Dit zijn de belangrijkste wijzigingen:
Cumulatiegrond
• De regering stelt voor om in aanvulling op de al bestaande ontslaggronden, een nieuwe ontslaggrond te introduceren; de zogenaamde cumulatiegrond. Nu is ontslag alleen mogelijk wanneer volledig aan één van de acht ontslaggronden wordt voldaan. De cumulatiegrond geeft de rechter de mogelijkheid om meerdere redenen voor ontslag te combineren.
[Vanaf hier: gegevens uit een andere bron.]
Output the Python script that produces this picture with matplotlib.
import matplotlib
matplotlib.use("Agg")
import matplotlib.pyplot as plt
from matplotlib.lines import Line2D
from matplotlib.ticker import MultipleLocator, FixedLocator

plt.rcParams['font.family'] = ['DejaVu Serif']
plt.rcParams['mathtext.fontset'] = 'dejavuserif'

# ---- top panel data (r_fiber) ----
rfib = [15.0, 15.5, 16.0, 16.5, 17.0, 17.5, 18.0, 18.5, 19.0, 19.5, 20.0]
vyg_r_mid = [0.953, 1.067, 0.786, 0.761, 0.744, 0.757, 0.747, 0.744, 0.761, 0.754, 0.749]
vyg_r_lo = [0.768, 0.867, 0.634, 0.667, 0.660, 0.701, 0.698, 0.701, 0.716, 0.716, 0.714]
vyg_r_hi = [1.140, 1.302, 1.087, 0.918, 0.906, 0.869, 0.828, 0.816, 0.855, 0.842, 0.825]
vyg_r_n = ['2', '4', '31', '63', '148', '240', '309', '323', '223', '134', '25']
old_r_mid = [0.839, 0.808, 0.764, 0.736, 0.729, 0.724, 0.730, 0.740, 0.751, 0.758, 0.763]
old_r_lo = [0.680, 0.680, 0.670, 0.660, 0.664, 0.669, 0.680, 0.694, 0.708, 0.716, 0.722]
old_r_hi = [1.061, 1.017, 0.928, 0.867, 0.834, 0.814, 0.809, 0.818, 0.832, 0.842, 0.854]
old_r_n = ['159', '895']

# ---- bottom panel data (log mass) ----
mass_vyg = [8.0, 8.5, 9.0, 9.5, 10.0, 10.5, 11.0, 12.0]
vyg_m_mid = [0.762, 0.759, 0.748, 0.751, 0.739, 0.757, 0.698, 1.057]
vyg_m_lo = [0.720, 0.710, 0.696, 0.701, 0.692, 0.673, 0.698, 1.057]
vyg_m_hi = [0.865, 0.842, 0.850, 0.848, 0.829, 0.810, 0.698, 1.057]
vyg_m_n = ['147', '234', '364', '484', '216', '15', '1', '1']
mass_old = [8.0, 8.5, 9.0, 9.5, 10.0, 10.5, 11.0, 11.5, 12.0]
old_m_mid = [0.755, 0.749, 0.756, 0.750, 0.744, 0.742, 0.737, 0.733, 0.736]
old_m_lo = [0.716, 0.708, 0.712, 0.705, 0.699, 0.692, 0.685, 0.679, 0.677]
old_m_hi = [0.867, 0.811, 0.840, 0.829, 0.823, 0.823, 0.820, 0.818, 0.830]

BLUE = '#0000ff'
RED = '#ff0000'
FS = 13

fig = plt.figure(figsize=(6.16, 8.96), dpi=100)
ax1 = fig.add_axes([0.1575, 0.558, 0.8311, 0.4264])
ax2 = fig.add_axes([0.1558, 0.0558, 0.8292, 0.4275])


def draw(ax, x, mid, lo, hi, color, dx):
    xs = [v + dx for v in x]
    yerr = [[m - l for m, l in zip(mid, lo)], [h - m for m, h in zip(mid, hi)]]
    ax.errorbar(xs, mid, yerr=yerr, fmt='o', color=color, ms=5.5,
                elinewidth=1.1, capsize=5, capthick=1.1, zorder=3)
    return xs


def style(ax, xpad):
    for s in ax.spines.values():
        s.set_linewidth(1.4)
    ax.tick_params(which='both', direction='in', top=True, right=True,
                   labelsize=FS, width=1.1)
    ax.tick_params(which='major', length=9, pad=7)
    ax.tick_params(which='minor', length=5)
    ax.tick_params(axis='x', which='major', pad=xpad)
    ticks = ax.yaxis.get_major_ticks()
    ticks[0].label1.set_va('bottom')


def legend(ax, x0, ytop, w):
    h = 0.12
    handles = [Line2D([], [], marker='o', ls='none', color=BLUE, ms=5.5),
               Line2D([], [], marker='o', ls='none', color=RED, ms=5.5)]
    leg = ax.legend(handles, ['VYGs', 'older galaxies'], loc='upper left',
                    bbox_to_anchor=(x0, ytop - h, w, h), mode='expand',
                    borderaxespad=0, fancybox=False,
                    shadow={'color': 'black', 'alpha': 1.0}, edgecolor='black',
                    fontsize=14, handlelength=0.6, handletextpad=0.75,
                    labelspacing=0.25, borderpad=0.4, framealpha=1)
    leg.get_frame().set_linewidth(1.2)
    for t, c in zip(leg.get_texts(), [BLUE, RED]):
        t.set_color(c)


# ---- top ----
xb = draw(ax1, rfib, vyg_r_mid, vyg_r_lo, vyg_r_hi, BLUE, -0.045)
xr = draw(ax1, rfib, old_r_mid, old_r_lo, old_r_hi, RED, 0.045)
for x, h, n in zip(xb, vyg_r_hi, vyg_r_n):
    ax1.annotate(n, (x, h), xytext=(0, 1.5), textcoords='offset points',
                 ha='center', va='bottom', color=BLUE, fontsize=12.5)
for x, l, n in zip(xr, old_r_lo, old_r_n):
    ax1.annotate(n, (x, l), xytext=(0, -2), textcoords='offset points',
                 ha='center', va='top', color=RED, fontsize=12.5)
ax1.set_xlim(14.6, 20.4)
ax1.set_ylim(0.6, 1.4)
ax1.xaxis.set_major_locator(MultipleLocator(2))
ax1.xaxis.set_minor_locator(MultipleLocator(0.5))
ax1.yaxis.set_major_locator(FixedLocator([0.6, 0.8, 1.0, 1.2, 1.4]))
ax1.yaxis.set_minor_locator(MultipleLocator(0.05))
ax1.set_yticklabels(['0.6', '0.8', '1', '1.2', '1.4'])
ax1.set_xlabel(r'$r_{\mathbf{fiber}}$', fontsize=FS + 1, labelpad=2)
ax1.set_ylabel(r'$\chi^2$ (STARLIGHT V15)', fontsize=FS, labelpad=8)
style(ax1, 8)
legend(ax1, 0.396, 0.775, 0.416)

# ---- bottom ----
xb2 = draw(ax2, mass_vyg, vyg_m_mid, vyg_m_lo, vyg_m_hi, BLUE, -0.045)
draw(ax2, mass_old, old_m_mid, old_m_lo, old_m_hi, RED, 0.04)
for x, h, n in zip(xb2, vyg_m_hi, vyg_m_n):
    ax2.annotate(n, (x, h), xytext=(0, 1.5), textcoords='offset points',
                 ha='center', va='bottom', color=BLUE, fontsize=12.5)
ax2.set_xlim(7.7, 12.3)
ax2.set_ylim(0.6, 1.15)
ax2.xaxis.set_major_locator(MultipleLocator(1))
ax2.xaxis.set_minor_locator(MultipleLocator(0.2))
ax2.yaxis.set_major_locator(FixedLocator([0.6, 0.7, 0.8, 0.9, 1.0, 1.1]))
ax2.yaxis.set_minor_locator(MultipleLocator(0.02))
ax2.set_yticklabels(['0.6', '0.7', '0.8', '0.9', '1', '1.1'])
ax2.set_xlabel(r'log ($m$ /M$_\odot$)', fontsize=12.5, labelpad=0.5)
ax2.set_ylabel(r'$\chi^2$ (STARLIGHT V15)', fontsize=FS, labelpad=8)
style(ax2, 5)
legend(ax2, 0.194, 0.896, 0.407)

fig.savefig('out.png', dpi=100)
De cumulatiegrond kan niet worden gebruikt bij een ontslag om bedrijfseconomische redenen of bij langdurige arbeidsongeschiktheid.
• De keerzijde hiervan is dat de rechter bij een ontslag op de cumulatiegrond, bovenop de transitievergoeding (en eventuele billijke vergoeding) een extra vergoeding aan de werknemer kan toekennen van maximaal 50% van de transitievergoeding.
Transitievergoeding
• Op grond van de WAB krijgen werknemers vanaf de eerste dag van hun dienstverband (ook tijdens de proeftijd) al recht op een transitievergoeding. Nu heeft een werknemer pas recht op een transitievergoeding als hij minimaal twee jaar in dienst is geweest.
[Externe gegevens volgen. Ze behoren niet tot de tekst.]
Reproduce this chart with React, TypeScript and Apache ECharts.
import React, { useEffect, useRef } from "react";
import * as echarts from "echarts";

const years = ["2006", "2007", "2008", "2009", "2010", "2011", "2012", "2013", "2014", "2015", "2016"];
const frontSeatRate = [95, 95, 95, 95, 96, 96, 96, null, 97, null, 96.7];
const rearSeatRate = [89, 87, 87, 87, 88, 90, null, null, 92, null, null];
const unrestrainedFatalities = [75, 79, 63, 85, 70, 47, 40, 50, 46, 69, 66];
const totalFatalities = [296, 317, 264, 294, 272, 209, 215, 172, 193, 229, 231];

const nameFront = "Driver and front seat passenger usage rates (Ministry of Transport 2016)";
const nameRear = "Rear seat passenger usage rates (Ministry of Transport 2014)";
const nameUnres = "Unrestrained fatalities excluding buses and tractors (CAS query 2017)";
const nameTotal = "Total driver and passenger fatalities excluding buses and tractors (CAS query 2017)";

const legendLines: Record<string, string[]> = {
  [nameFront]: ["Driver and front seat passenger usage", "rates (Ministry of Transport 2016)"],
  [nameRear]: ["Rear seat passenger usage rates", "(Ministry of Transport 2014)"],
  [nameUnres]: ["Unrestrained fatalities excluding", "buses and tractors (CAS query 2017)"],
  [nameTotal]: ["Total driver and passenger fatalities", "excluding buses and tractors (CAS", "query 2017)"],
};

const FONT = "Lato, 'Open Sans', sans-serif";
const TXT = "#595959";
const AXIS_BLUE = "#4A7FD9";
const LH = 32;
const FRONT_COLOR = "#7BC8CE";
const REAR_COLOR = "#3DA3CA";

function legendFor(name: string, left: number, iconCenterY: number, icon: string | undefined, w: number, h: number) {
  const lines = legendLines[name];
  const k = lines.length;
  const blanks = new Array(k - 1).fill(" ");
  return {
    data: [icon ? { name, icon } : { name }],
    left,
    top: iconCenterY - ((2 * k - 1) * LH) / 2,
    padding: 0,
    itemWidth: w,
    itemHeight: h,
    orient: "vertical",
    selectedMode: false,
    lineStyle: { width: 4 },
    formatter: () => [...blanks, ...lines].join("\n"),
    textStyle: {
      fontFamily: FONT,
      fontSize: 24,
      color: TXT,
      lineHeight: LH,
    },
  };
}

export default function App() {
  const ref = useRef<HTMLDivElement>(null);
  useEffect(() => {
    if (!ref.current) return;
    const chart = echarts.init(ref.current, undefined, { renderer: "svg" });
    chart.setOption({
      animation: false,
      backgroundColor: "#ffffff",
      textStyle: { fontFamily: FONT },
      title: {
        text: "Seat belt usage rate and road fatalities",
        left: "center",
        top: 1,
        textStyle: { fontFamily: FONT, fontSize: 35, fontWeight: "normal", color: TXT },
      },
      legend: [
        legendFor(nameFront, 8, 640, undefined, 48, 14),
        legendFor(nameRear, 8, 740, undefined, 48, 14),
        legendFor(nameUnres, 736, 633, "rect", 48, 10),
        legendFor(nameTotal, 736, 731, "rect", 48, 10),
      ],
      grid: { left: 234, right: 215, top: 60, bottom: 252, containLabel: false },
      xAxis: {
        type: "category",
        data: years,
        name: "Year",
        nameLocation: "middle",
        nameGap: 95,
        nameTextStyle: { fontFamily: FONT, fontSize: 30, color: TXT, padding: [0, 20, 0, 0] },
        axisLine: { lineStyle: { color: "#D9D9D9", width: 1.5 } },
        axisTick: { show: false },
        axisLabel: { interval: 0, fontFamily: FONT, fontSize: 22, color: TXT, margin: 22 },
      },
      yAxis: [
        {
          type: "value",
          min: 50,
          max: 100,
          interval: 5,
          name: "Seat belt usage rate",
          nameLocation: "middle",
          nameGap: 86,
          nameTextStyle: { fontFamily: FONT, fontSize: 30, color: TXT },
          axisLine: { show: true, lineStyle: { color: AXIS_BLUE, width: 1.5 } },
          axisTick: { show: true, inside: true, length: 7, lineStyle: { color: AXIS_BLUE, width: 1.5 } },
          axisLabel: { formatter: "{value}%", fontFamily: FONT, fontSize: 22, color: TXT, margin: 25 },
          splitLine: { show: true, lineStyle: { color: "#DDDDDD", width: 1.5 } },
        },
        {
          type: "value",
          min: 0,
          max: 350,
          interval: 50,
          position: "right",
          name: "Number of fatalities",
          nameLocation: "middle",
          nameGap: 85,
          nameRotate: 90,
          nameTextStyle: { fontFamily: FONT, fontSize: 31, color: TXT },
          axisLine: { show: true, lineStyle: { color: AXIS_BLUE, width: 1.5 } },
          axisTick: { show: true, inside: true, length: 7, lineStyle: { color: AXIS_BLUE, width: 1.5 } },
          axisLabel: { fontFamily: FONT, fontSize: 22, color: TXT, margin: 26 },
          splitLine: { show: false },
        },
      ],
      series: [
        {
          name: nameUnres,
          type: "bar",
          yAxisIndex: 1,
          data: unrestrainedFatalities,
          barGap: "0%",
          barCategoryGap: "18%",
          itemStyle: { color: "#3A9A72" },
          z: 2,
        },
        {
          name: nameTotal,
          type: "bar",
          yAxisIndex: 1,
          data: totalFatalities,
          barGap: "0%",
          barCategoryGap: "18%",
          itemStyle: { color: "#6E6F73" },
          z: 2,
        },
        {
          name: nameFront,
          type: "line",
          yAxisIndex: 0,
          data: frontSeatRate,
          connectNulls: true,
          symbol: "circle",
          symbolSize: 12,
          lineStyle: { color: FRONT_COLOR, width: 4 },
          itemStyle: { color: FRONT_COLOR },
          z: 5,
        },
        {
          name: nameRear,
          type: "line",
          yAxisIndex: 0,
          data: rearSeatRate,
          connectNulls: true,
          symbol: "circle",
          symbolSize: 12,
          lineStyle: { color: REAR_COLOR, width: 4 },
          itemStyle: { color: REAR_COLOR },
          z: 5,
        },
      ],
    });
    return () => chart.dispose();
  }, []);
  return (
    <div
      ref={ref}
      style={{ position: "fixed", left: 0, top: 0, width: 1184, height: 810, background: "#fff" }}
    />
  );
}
• De opbouw van de transitievergoeding wordt verlaagd bij lange dienstverbanden. Iedere werknemer bouwt straks 1/3 maandsalaris per jaar op. Nu is die opbouw vanaf 10 jaar dienstverband ½ maandsalaris per jaar.
Werkloosheidswet
• Voor werkgevers vallen de WW-premies straks lager uit wanneer een werknemer een arbeidsovereenkomst voor onbepaalde tijd wordt aangeboden in plaats van een tijdelijke arbeidsovereenkomst.
Proeftijd
• De maximale proeftijd voor arbeidsovereenkomsten voor onbepaalde tijd zal worden verlengd van twee naar vijf maanden.
Ketenregeling
• De huidige ketenregeling van maximaal drie tijdelijke arbeidsovereenkomsten in twee jaar zal worden verruimd naar maximaal drie tijdelijke arbeidsovereenkomsten in drie jaar.
• De huidige regel dat de keten wordt onderbroken na een periode van meer dan zes maanden blijft ongewijzigd.
• Wel wordt de mogelijkheid geboden om bij cao die termijn te beperken tot drie maanden. Dit is slechts mogelijk indien sprake is van terugkerend tijdelijk werk dat maximaal negen maanden per jaar kan worden gedaan (denk hierbij aan seizoensarbeid).
• Er komt een uitzondering op de ketenregeling voor invalkrachten in het primair onderwijs die invallen wegens ziekte.
Payroll
• Payroll werknemers zullen qua arbeidsvoorwaarden ten minste gelijk moeten worden behandeld als werknemers die in dienst zijn bij de opdrachtgever.
• De definitie van de uitzendovereenkomst wordt niet gewijzigd.
Oproepcontracten
• Bij een oproepovereenkomst moet de werkgever de oproepkracht ten minste vier dagen van te voren oproepen. Doet hij dit niet tijdig dan hoeft de oproepkracht geen gehoor te geven aan de oproep.
• Roept de werkgever wel tijdig op maar trekt hij de oproep binnen deze vier dagen weer in, dan behoudt de oproepkracht het recht op loon over de periode waarvoor hij was opgeroepen.
• De termijn van vier dagen kan bij cao worden verkort tot één dag.
• De werkgever wordt verplicht na een jaar een arbeidsovereenkomst aan te bieden voor het aantal uur dat de oproepkracht het jaar daarvoor gemiddeld heeft gewerkt.
Tot slot
De WAB is op dit moment in behandeling bij de Tweede Kamer. Als de Eerste en Tweede Kamer instemmen met het voorstel zal de wet naar verwachting per 1 januari 2020 in werking treden. Gelet op de kritische geluiden uit de praktijk en een kritisch advies van de Raad van State is het de vraag of de wet daadwerkelijk zal leiden tot verbetering. Volgens de Raad van State “kan de voorgestelde aanpak om de verschillen tussen flexibele en vaste arbeid te reduceren weliswaar de ergste knelpunten op de arbeidsmarkt verminderen, maar is deze weinig kansrijk om daadwerkelijk een nieuwe balans op de arbeidsmarkt tot stand te brengen.”